Over the last 25 years the transformation has brought more poverty and economic instability in Eastern Europe. However, the anti-austerity movement is growing in strength and numbers. The working class in Eastern Europe, although not without some reluctance, have eventually joined the movements against neoliberal policies and started to resist (for example, there were massive anti-austerity ­demonstrations and strikes in Bulgaria and Romania in 2013).

Polarising Development refutes the arguments of the developmental school on a theoretical level and, more importantly, provides plenty of empirical examples.
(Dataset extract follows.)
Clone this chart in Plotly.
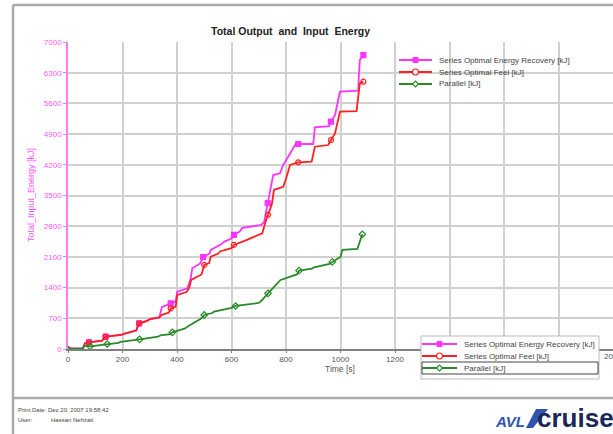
import plotly.graph_objects as go

# Series Optimal Energy Recovery [kJ]
recovery_t = [0, 8, 55, 62, 77, 125, 138, 195, 205, 250, 261, 290, 300, 335, 345, 377, 395, 401,
              438, 450, 456, 485, 496, 520, 524, 560, 574, 600, 609, 630, 640, 709, 720, 733, 745,
              753, 778, 790, 808, 833, 845, 900, 906, 959, 965, 980, 998, 1065, 1068, 1071, 1084]
recovery_e = [50, 10, 10, 130, 150, 190, 280, 320, 345, 420, 586, 640, 680, 720, 960, 1042, 1080, 1309,
              1385, 1600, 1841, 1950, 2093, 2180, 2260, 2380, 2450, 2520, 2602, 2680, 2760, 2830, 2900, 3325, 3700,
              3967, 4005, 4200, 4385, 4651, 4674, 4674, 5055, 5084, 5183, 5335, 5867, 5890, 6300, 6589, 6703]
recovery_mark_t = [77, 138, 261, 377, 496, 609, 733, 845, 965, 1084]
recovery_mark_e = [150, 280, 586, 1042, 2093, 2602, 3325, 4674, 5183, 6703]

# Series Optimal Feel [kJ]
feel_t = [0, 8, 55, 62, 77, 125, 138, 195, 205, 250, 261, 290, 300, 335, 345, 370, 377, 395, 401,
          435, 445, 452, 490, 500, 518, 524, 550, 560, 600, 609, 650, 683, 713, 725, 734, 748, 756,
          790, 800, 815, 845, 894, 906, 955, 965, 980, 998, 1059, 1066, 1071, 1084]
feel_e = [50, 10, 10, 130, 150, 190, 280, 320, 345, 420, 586, 640, 680, 720, 780, 830, 928, 960, 1233,
          1300, 1400, 1575, 1700, 1917, 1960, 2108, 2170, 2230, 2300, 2374, 2470, 2564, 2640, 2900, 3059, 3300, 3630,
          3700, 3880, 4195, 4257, 4271, 4613, 4651, 4765, 4917, 5411, 5426, 5800, 6058, 6095]
feel_mark_t = [77, 138, 261, 377, 500, 609, 734, 845, 965, 1084]
feel_mark_e = [150, 280, 586, 928, 1917, 2374, 3059, 4257, 4765, 6095]

# Parallel [kJ]
parallel_t = [0, 8, 55, 59, 81, 130, 144, 185, 193, 255, 263, 330, 340, 375, 383, 430, 438, 490, 500,
              530, 536, 600, 615, 700, 707, 734, 770, 780, 840, 848, 895, 903, 960, 970, 1000, 1007,
              1062, 1072, 1080]
parallel_e = [50, 10, 10, 76, 60, 90, 114, 140, 160, 200, 220, 280, 312, 340, 380, 470, 510, 700, 776,
              820, 852, 940, 981, 1050, 1080, 1270, 1500, 1575, 1700, 1788, 1830, 1864, 1940, 1986, 2100, 2260,
              2283, 2500, 2617]
parallel_mark_t = [81, 144, 263, 383, 500, 615, 734, 848, 970, 1080]
parallel_mark_e = [60, 114, 220, 380, 776, 981, 1270, 1788, 1986, 2617]

names = ["Series Optimal Energy Recovery [kJ]", "Series Optimal Feel [kJ]", "Parallel [kJ]"]
colors = ["#ff33ff", "#ff2020", "#2a8a2a"]
symbols = ["square", "circle-open", "diamond-open"]
lines_t = [recovery_t, feel_t, parallel_t]
lines_e = [recovery_e, feel_e, parallel_e]
marks_t = [recovery_mark_t, feel_mark_t, parallel_mark_t]
marks_e = [recovery_mark_e, feel_mark_e, parallel_mark_e]

x_ticks = [0, 200, 400, 600, 800, 1000, 1200, 1400, 1600, 1800, 2000]
# 1400..1800 sit under the lower legend box, 2000 is cut at the page edge
x_ticktext = ["0", "200", "400", "600", "800", "1000", "1200", "", "", "", ""]
y_ticks = [0, 700, 1400, 2100, 2800, 3500, 4200, 4900, 5600, 6300, 7000]

W, H = 613, 434
L, R, T, B = 68, 0, 42, 85
PW, PH = W - L - R, H - T - B


def px(x):
    return (x - L) / PW


def py(y):
    return (H - B - y) / PH


fig = go.Figure()

for i in range(3):
    fig.add_trace(go.Scatter(x=lines_t[i], y=lines_e[i], mode="lines", line=dict(color=colors[i], width=1.8),
                             showlegend=False, hoverinfo="skip"))
    fig.add_trace(go.Scatter(x=marks_t[i], y=marks_e[i], mode="markers",
                             marker=dict(symbol=symbols[i], size=5, color=colors[i],
                                         line=dict(color=colors[i], width=1.2)),
                             showlegend=False, hoverinfo="skip"))

grid = "#d0d0d0"
fig.update_layout(
    width=W, height=H,
    margin=dict(l=L, r=R, t=T, b=B),
    paper_bgcolor="white", plot_bgcolor="white",
    showlegend=False,
    xaxis=dict(range=[0, 2000], tickmode="array", tickvals=x_ticks, ticktext=x_ticktext,
               showgrid=True, gridcolor=grid, gridwidth=2,
               showline=True, linecolor="#808080", linewidth=1.5, ticks="outside", ticklen=2,
               ticklabelstandoff=0,
               tickcolor="#808080", tickfont=dict(size=8, color="#555555", family="Liberation Sans"),
               zeroline=False),
    yaxis=dict(range=[0, 7000], tickmode="array", tickvals=y_ticks, showgrid=True, gridcolor=grid, gridwidth=2,
               showline=True, linecolor="#ff77ff", linewidth=1.5, ticks="outside", ticklen=3,
               tickcolor="#aaaaaa", tickfont=dict(size=8, color="#ff55ff", family="Liberation Sans"),
               zeroline=False),
)

# frame of the report page
frame = "#aaaaaa"
for x0, y0, x1, y1 in [(13, 5, W, 5), (13, 5, 13, H), (13, 398, W, 398)]:
    fig.add_shape(type="line", xref="paper", yref="paper", x0=px(x0), x1=px(x1), y0=py(y0), y1=py(y1),
                  line=dict(color=frame, width=2.5))

# legend backgrounds: upper one (no border, behind the traces) and lower one (bordered, on top)
fig.add_shape(type="rect", xref="paper", yref="paper", x0=px(397), x1=px(577), y0=py(50), y1=py(95),
              fillcolor="white", line=dict(width=0), layer="between")
fig.add_shape(type="rect", xref="paper", yref="paper", x0=px(421), x1=px(599), y0=py(336), y1=py(379),
              fillcolor="white", line=dict(color="#bbbbbb", width=1), layer="above")
fig.add_shape(type="rect", xref="paper", yref="paper", x0=px(422), x1=px(598), y0=py(362), y1=py(374),
              line=dict(color="#444444", width=1))

legend_font = dict(size=8, color="#444444", family="Liberation Sans")
for (lx0, lx1, tx, rows) in [(399, 432, 437, [60, 72, 84]), (422, 457, 462, [344, 356, 368])]:
    cx = (lx0 + lx1) / 2
    for i in range(3):
        cy = rows[i]
        fig.add_shape(type="line", xref="paper", yref="paper", x0=px(lx0), x1=px(lx1),
                      y0=py(cy), y1=py(cy), line=dict(color=colors[i], width=1.8))
        fig.add_annotation(text=names[i], xref="paper", yref="paper", x=px(tx), y=py(cy),
                           xanchor="left", yanchor="middle", showarrow=False, font=legend_font)
    # legend symbols: square, open circle, open diamond
    fig.add_shape(type="rect", xref="paper", yref="paper", x0=px(cx - 2.5), x1=px(cx + 2.5),
                  y0=py(rows[0] - 2.5), y1=py(rows[0] + 2.5), fillcolor=colors[0],
                  line=dict(color=colors[0], width=1))
    fig.add_shape(type="circle", xref="paper", yref="paper", x0=px(cx - 3), x1=px(cx + 3),
                  y0=py(rows[1] - 3), y1=py(rows[1] + 3), fillcolor="white",
                  line=dict(color=colors[1], width=1.2))
    d = 3
    cy = rows[2]
    path = "M {} {} L {} {} L {} {} L {} {} Z".format(px(cx - d), py(cy), px(cx), py(cy - d),
                                                      px(cx + d), py(cy), px(cx), py(cy + d))
    fig.add_shape(type="path", xref="paper", yref="paper", path=path, fillcolor="white",
                  line=dict(color=colors[2], width=1.2))

ann = dict(xref="paper", yref="paper", showarrow=False, xanchor="center", yanchor="middle")
fig.add_annotation(text="<b>Total Output&nbsp; and&nbsp; Input&nbsp; Energy</b>", x=px(290), y=py(31),
                   font=dict(size=10.5, color="#222222", family="Liberation Sans"), **ann)
fig.add_annotation(text="Total_Input_Energy [kJ]", x=px(31), y=py(195), textangle=-90,
                   font=dict(size=9, color="#ff55ff", family="Liberation Sans"), **ann)
fig.add_annotation(text="Time [s]", x=px(340), y=py(368.5),
                   font=dict(size=8.5, color="#555555", family="Liberation Sans"), **ann)
# the 2000 label, cut by the right page edge
fig.add_annotation(text="2000", x=1.0, y=py(356.5),
                   font=dict(size=8, color="#555555", family="Liberation Sans"), **ann)

foot = dict(xref="paper", yref="paper", showarrow=False, xanchor="left", yanchor="middle",
            font=dict(size=6, color="#444444", family="Liberation Sans"))
fig.add_annotation(text="Print Date: Dec 20, 2007 19:58:42", x=px(16), y=py(410), **foot)
fig.add_annotation(text="User:", x=px(16), y=py(420), **foot)
fig.add_annotation(text="Hassan Nehzati", x=px(49), y=py(420), **foot)

# AVL cruise logo: blue swoosh, "AVL", "cruise"
swoosh = "M {} {} L {} {} L {} {} L {} {} Z".format(px(526), py(428), px(536), py(409),
                                                    px(548), py(409), px(533), py(428))
fig.add_shape(type="path", xref="paper", yref="paper", path=swoosh, fillcolor="#2c54b0",
              line=dict(width=0))
fig.add_annotation(text="<b><i>AVL</i></b>", xref="paper", yref="paper", x=px(493), y=py(421),
                   xanchor="left", yanchor="middle", showarrow=False,
                   font=dict(size=15, color="#2c54b0", family="Liberation Sans"))
fig.add_annotation(text="<b>cruise</b>", xref="paper", yref="paper", x=px(535), y=py(418),
                   xanchor="left", yanchor="middle", showarrow=False,
                   font=dict(size=26, color="#1c2658", family="Liberation Sans"))

fig.write_html("out.html", config={"displayModeBar": False},
               post_script="document.body.style.margin='0px';")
The current system is widely resisted and contested all over the world. From Gezi Park in Istanbul through Occupy Wisconsin to demonstrations following the collapse of Rana Plaza in Dhaka, people are joining in the battle against injustice and inequality. Clearly, the protest against neoliberalism did not finish with the Cochabamba water protests in Bolivia in 2000.

To its advantage, Polarising Development deals with a plethora of different themes. In some respects the book can be treated as an advanced and much updated version of Susan George’s, Emma Bircham’s and John Charlton’s (eds) work: Anticapitalism: a Guide to the Movement, published for the first time 14 years ago. The multilayered character of the book can also work as a disadvantage for some readers who may get lost in the labyrinth of various topics (in 23 chapters) from the political economy of development through socialist feminism to the campaign for climate jobs. Nevertheless Polarising Development is a near-perfect “post-crisis” guide to the movement.